If we just learn to be in the moment, knowing it shall pass and not cling, or try to avoid, by just observing, we free ourselves of ignorance and suffering.
At the end of each day we had discourse. This is the explanation/the teaching of the meditation in parables, funny stories, to help us understand, as taught to us by S.N. Goenka, born in Myanmar (Burma) in the tradition of Sayagyi U Ba Khin. He was responsible for initiating the building of centres around the world, to help spreading this Vipassana technique in its purist form.
This is where we learned the science of Vipassana; the non sectarian, liberation of all suffering through equanimity (balance) of the mind, transforming our misery into happiness, purifying the mind and finding liberation from ignorance to enlightenment, also finding peace and harmony within.

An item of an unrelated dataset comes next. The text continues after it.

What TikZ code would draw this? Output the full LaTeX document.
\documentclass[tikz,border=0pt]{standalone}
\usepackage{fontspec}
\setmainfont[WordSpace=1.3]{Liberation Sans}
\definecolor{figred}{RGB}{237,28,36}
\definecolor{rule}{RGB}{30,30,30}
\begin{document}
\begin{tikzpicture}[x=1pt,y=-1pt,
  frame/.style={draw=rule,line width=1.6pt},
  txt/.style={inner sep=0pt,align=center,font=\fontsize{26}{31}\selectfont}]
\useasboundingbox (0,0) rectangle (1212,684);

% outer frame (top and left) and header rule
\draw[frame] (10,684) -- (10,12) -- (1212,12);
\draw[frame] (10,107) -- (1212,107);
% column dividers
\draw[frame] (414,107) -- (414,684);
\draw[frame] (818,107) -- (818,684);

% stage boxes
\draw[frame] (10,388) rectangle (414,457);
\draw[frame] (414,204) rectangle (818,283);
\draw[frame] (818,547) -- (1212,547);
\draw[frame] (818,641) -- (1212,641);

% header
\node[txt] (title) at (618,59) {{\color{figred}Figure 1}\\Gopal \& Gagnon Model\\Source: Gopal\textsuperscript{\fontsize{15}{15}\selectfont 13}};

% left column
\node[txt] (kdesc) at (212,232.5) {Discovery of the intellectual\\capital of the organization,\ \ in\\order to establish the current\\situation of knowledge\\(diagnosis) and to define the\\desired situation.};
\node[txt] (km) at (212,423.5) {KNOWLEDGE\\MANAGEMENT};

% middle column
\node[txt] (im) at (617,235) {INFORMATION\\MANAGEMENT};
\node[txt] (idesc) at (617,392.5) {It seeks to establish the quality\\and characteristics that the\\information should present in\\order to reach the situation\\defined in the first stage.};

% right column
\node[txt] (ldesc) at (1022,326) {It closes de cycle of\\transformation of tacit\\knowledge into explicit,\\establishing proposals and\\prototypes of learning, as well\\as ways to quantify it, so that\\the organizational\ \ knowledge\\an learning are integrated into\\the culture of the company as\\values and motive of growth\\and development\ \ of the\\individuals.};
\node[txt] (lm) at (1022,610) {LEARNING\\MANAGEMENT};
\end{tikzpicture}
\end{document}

All this through our own body’s unique experiential journey. The teaching is of Dhamma – the art of living, the law of nature, the law of liberation, not anything religious just a method to “know thy self” and give of self to others – service.
For me Dhamma is that law of nature that we all rise to when we find tragedy and adversity in life. We hear and see people reaching out and helping others in amazing ways when tragedy strikes. It is our nature, our way of being as human beings, the natural way, to be of service to others without thought! It’s just that we forget all about that when we allowed the mind to take over those sensations and override them with aversion or cravings. So to live a life of Dhamma we follow a moral code of nature/the cosmos!
I loved these sessions at the end of the day, as my enquiring, thirsting for knowledge mind, was always ready for the explanation of what I had experienced that day. He was a great teacher. Unfortunately Mr Geonka (1924-2013) is now departed from this earthly plain but forever mortal in the teachings…thanks to recordings and video!
I was really starting to fully understand not just intellectually but through my own experience, just how ignorant I have been and for so long. I didn’t want to be ignorant any longer, which motivated me to practice and learn and grow. The idea of Vipassana being a new way of life was becoming even stronger.